18. Таким образом, усматривая отношения вещей в той или иной ситуации (в том или ином «положении вещей»), мы, тем самым, создаем «вещи-для-нас», чем, надо полагать, сами эти вещи не исчерпываются.
Однако, если мы увеличиваем количество контекстов (ситуаций, положений вещей, в которых эта вещь проявляет себя через соответствующие отношения), мы как бы увеличиваем саму эту вещь («вещь-для-нас»), зона нашего контакта с реальностью становится больше, а реконструкция реальности, которую мы производим, – точнее.
Нам только кажется, что мы мыслим сознательно, что элементами нашего мышления являются суждения, высказывания, тезисы и т. п. Это не так.
Мышление – это работа интеллектуальной функции. И собственно на этом следовало бы остановиться – не продолжать данное определение, но ради большей его «понятности» приходится добавлять: «по производству интеллектуальных объектов посложнее из интеллектуальных объектов попроще».
В действительности, «интеллектуальные объекты» являются лишь своего рода удобной фикцией (как, впрочем, и «вещи», «факты», и т. д.). На самом деле, они и есть та самая интеллектуальная функция – то есть, система отношений (взаимоотношений) между различными, если так можно выразиться, «ничто», становящимся для нас «чем-то» именно посредством этих своих отношений друг с другом.
О том, как понятие «интеллектуального объекта» соотносится с понятием «факта», мы поговорим чуть позже. Сейчас же важно понять, что мышление – это, по природе своей, не языковой феномен, это способность видеть отношения вещей (а не обозначать конкретные вещи), видеть то, как эти отношения и производят вещи, которые мы ошибочно, в силу своего психического устройства, воспринимаем как самостоятельные (имеющие собственное существование) данности (субстанциональные сущности).
Таким образом, наше мышление имеет дело не с реальностью как таковой, а с «фактами» реальности, которые, впрочем, оно же и производит, усматривая в положении вещей (в ситуациях) сами вещи, которые, в свою очередь, являются лишь отношением вещей друг с другом (положение вещей).
Сами же эти отношения, в которых находится вещь, вовсе не ограничиваются только теми ситуациями (положениями вещей), которые мы выделяем из реальности, следуя собственной нехватке (дефициту).
Понимая это, мы можем как бы расшить эти «вещи-для-нас» (их вес, их объем), выделяя большее количество контекстов (ситуаций, положений вещей) данной вещи, что увеличивает сложность и точность наших реконструкций реальности.
19. Понятие «запутанности» в квантовой механике предполагает взаимозависимые отношения двух или более объектов квантового мира.
Особенность этой связности состоит в том, что если даже мы разнесем запутанные частицы на такое расстояние друг от друга, что никакие известные нам силы не смогут на них одновременно воздействовать, запутанность – то есть взаимозависимые отношения этих частиц – не исчезнет.
По-прежнему изменение состояния одной из частиц будет приводить к синхронному и мгновенному изменению состояния другой частицы.

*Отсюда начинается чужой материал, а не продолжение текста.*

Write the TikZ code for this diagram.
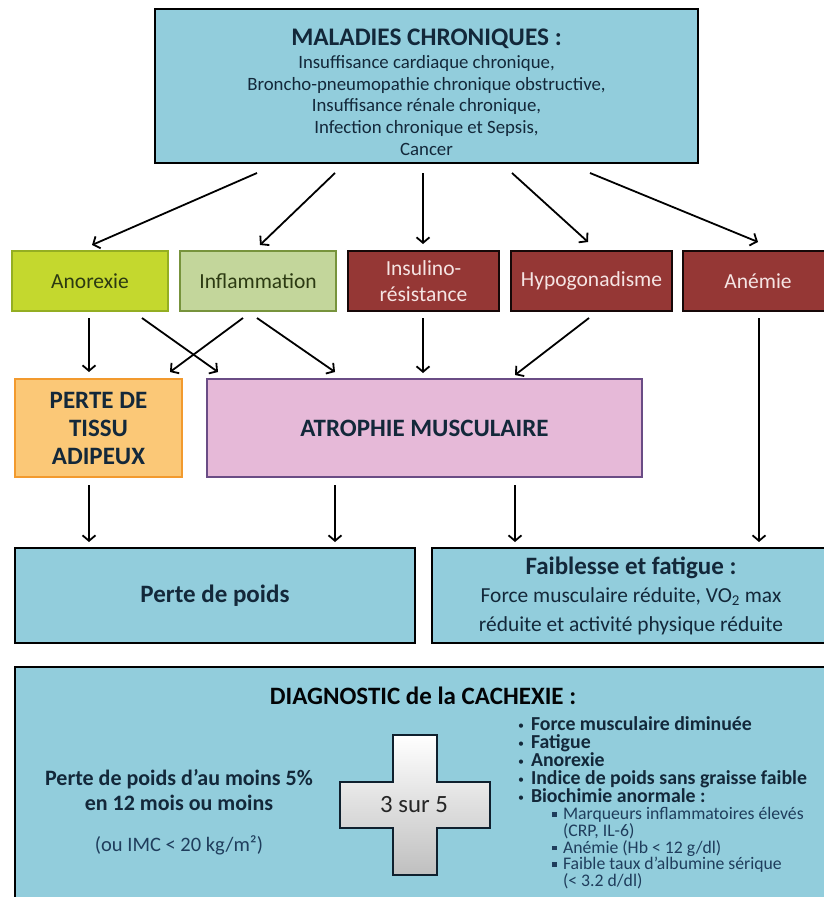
\documentclass[tikz,border=0pt]{standalone}
\usepackage{fontspec}
\setmainfont{Carlito}
\usetikzlibrary{arrows.meta}
\definecolor{cblue}{HTML}{92CDDC}
\definecolor{ink}{HTML}{13283A}
\definecolor{subink}{HTML}{1F3D5C}
\definecolor{lime}{HTML}{C4D82E}
\definecolor{limeb}{HTML}{94AE22}
\definecolor{olive}{HTML}{C3D69B}
\definecolor{oliveb}{HTML}{77933C}
\definecolor{darkgreen}{HTML}{2C3A12}
\definecolor{cred}{HTML}{953735}
\definecolor{credt}{HTML}{F5E4E3}
\definecolor{corange}{HTML}{FBC877}
\definecolor{corangeb}{HTML}{F29A2E}
\definecolor{cpink}{HTML}{E6B9D8}
\definecolor{cpinkb}{HTML}{6A4C85}
\newcommand{\bul}{\makebox[13pt][l]{\raisebox{1pt}{\fontsize{12}{12}\selectfont\mdseries •}}}
\newcommand{\sq}{\makebox[11pt][l]{\raisebox{3pt}{\rule{4.5pt}{4.5pt}}}}
\newcommand{\subline}[1]{{\mdseries\fontsize{17.7}{16.75}\selectfont\color{subink}#1}}
\begin{document}
\begin{tikzpicture}[x=1pt,y=-1pt,
  every node/.style={inner sep=0pt, outer sep=0pt, font=\fontsize{21.5}{26}\selectfont},
  arr/.style={line width=1.8pt, -{Straight Barb[length=5.5pt,width=13pt,line width=1.8pt]}},
  bluebox/.style={draw=black, line width=2.6pt, fill=cblue, text=ink, align=center},
  redbox/.style={draw=black!85!cred, line width=2pt, fill=cred, text=credt, align=center, minimum height=60pt}
]
\useasboundingbox[fill=white] (0,0) rectangle (824,897);
\clip (0,0) rectangle (824,897);

% top box
\node[bluebox, minimum width=543pt, minimum height=154pt, font=\fontsize{18.8}{21.8}\selectfont] (top) at (426.5,86)
  {\rule{0pt}{29pt}{\fontsize{25.3}{28}\selectfont\bfseries MALADIES CHRONIQUES :}\\[1pt]
   Insuffisance cardiaque chronique,\\
   Broncho-pneumopathie chronique obstructive,\\
   Insuffisance rénale chronique,\\
   Infection chronique et Sepsis,\\
   Cancer};

% second row
\node[draw=limeb, line width=2pt, fill=lime, text=darkgreen, minimum width=156pt, minimum height=60pt] (anor) at (90,281) {Anorexie};
\node[draw=oliveb, line width=2pt, fill=olive, text=darkgreen, minimum width=156pt, minimum height=60pt] (infl) at (258,281) {Inflammation};
\node[redbox, minimum width=151pt] (insu) at (423.5,281) {Insulino-\\résistance};
\node[redbox, minimum width=161pt] (hypo) at (591.5,281) {Hypogonadisme};
\node[redbox, minimum width=150pt] (anem) at (758,281) {Anémie};

% third row
\node[draw=corangeb, line width=2pt, fill=corange, text=ink, align=center, minimum width=167pt, minimum height=98pt,
  font=\fontsize{25}{28}\selectfont\bfseries] (perte) at (98.5,428) {PERTE DE\\TISSU\\ADIPEUX};
\node[draw=cpinkb, line width=2pt, fill=cpink, text=ink, minimum width=435pt, minimum height=98pt,
  font=\fontsize{25}{28}\selectfont\bfseries] (atro) at (424.5,428) {ATROPHIE MUSCULAIRE};

% fourth row
\node[bluebox, minimum width=400pt, minimum height=95pt, font=\fontsize{25}{28}\selectfont\bfseries] (poids) at (215,595.5) {Perte de poids};
\node[bluebox, minimum width=398pt, minimum height=95pt, font=\fontsize{21.4}{28.5}\selectfont] (faib) at (631,595.5)
  {{\fontsize{25}{28.5}\selectfont\bfseries Faiblesse et fatigue :}\\
   Force musculaire réduite, VO\textsubscript{2} max\\
   réduite et activité physique réduite};

% diagnostic box (open at the bottom)
\node[fill=cblue, minimum width=816pt, minimum height=232pt] (diag) at (423,783) {};
\draw[line width=2.6pt, black] (diag.south west) -- (diag.north west) -- (diag.north east) -- (diag.south east);
\node[text=black!90!ink, font=\fontsize{25}{28}\selectfont\bfseries] (dtitle) at (423,696) {DIAGNOSTIC de la CACHEXIE :};
\node[text=ink, align=center, font=\fontsize{22}{25}\selectfont\bfseries] (crit1) at (179,790) {Perte de poids d’au moins 5\%\\en 12 mois ou moins};
\node[text=subink, font=\fontsize{20.5}{22}\selectfont] (crit2) at (179,845) {(ou IMC < 20 kg/m²)};

% cross
\path[draw=ink!80!black, line width=1.6pt, top color=white, bottom color=black!25]
  (393,735) -- (437,735) -- (437,782) -- (490,782) -- (490,828) -- (437,828) -- (437,875)
  -- (393,875) -- (393,828) -- (340,828) -- (340,782) -- (393,782) -- cycle;
\node[text=black!85, font=\fontsize{24.8}{26}\selectfont] (trois) at (414,805) {3 sur 5};

% criteria list
\node[anchor=west, align=left, text=ink, font=\fontsize{19.8}{18}\selectfont\bfseries] (items) at (518,803)
  {\bul Force musculaire diminuée\\
   \bul Fatigue\\
   \bul Anorexie\\
   \bul Indice de poids sans graisse faible\\
   \bul Biochimie anormale :\\[-1pt]
   \hspace*{34pt}\subline{\sq Marqueurs inflammatoires élevés}\\[-1.25pt]
   \hspace*{45pt}\subline{(CRP, IL-6)}\\[-1.25pt]
   \hspace*{34pt}\subline{\sq Anémie (Hb < 12 g/dl)}\\[-1.25pt]
   \hspace*{34pt}\subline{\sq Faible taux d’albumine sérique}\\[-1.25pt]
   \hspace*{45pt}\subline{(< 3.2 d/dl)}};

% arrows: top box to second row
\draw[arr] ([xshift=-169.5pt,yshift=-10pt]top.south) -- ([xshift=2pt,yshift=6pt]anor.north);
\draw[arr] ([xshift=-91.5pt,yshift=-10pt]top.south) -- ([xshift=2pt,yshift=6pt]infl.north);
\draw[arr] ([xshift=-3.5pt,yshift=-10pt]top.south) -- ([xshift=-0.5pt,yshift=7pt]insu.north);
\draw[arr] ([xshift=85.5pt,yshift=-10pt]top.south) -- ([xshift=-3.5pt,yshift=9pt]hypo.north);
\draw[arr] ([xshift=163.5pt,yshift=-10pt]top.south) -- ([xshift=0pt,yshift=9pt]anem.north);

% second row to third row
\draw[arr] ([xshift=-1pt,yshift=-7pt]anor.south) -- ([xshift=-9.5pt,yshift=7pt]perte.north);
\draw[arr] ([xshift=52pt,yshift=-7pt]anor.south) -- ([xshift=-206.5pt,yshift=7pt]atro.north);
\draw[arr] ([xshift=-15pt,yshift=-7pt]infl.south) -- ([xshift=71.5pt,yshift=7pt]perte.north);
\draw[arr] ([xshift=-1pt,yshift=-7pt]infl.south) -- ([xshift=-89.5pt,yshift=7pt]atro.north);
\draw[arr] ([xshift=-0.5pt,yshift=-7pt]insu.south) -- ([xshift=-1.5pt,yshift=6pt]atro.north);
\draw[arr] ([xshift=-2.5pt,yshift=-7pt]hypo.south) -- ([xshift=90.5pt,yshift=4pt]atro.north);
\draw[arr] ([xshift=1pt,yshift=-7pt]anem.south) -- ([xshift=128pt,yshift=6pt]faib.north);

% third row to fourth row
\draw[arr] ([xshift=-9.5pt,yshift=-8pt]perte.south) -- ([xshift=-126pt,yshift=6pt]poids.north);
\draw[arr] ([xshift=-89.5pt,yshift=-8pt]atro.south) -- ([xshift=120pt,yshift=6pt]poids.north);
\draw[arr] ([xshift=90.5pt,yshift=-8pt]atro.south) -- ([xshift=-116pt,yshift=6pt]faib.north);
\end{tikzpicture}
\end{document}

То есть, в каком-то смысле такие частицы представляют собой единое целое, и эта нераздельность никак не связана с пространственно-временным континуумом.
Данная квантово-механическая метафора, как мне представляется, весьма продуктивна для понимания природы того, что мы называем «фактом» реальности. Последние существуют только в этой своей связности («запутанности») неких вещей друг с другом, а «элементарного факта», который бы существовал сам по себе, вне отношений связности двух вещей, не существует.
Полагаю, что именно по этой причине в «Логико-философском трактате» Людвига Витгенштейна мы не найдем ни одного примера «простого предмета» (аналога нашей «вещи») – его, при всем желании, невозможно дать. Таким «простым предметом» может быть только «онтологическое ничто», которое становится «чем-то» лишь в отношении с «чем-то», если так можно выразиться, другого «онтологического ничто».
Понятие «атомарного факта» в «Логико-философском трактате» предполагает, что он – будучи «атомарным»[136], – состоит из «простых предметов», как «минимальное положение вещей в мире». И когда мы говорим о «фактах», мы говорим, по существу, об «атомарных фактах» Людвига Витгенштейна.
Итак, мы имеем некую ситуацию (некое «положение вещей»), выявленную нашей озадаченностью. Продлевая состояние озадаченности, мы можем увеличить количество «фактов», обнаруживаемых нами в реальности.
«Фактами» будут являться вещи данного «положения вещей», связанные («запутанные») с другими вещами из этого и других контекстов (других «ситуаций», других «положений вещей»).
20. Будучи облеченными в слова, «факты» реальности превращаются в «пропозиции», но в таком виде собственно мышление (в отличие от сознания) не может ими свободно оперировать (что, впрочем, не отменяет действие методологического принципа дополнительности, а следовательно и нашей возможности даже в такой ситуации увидеть «факт» как «факт»).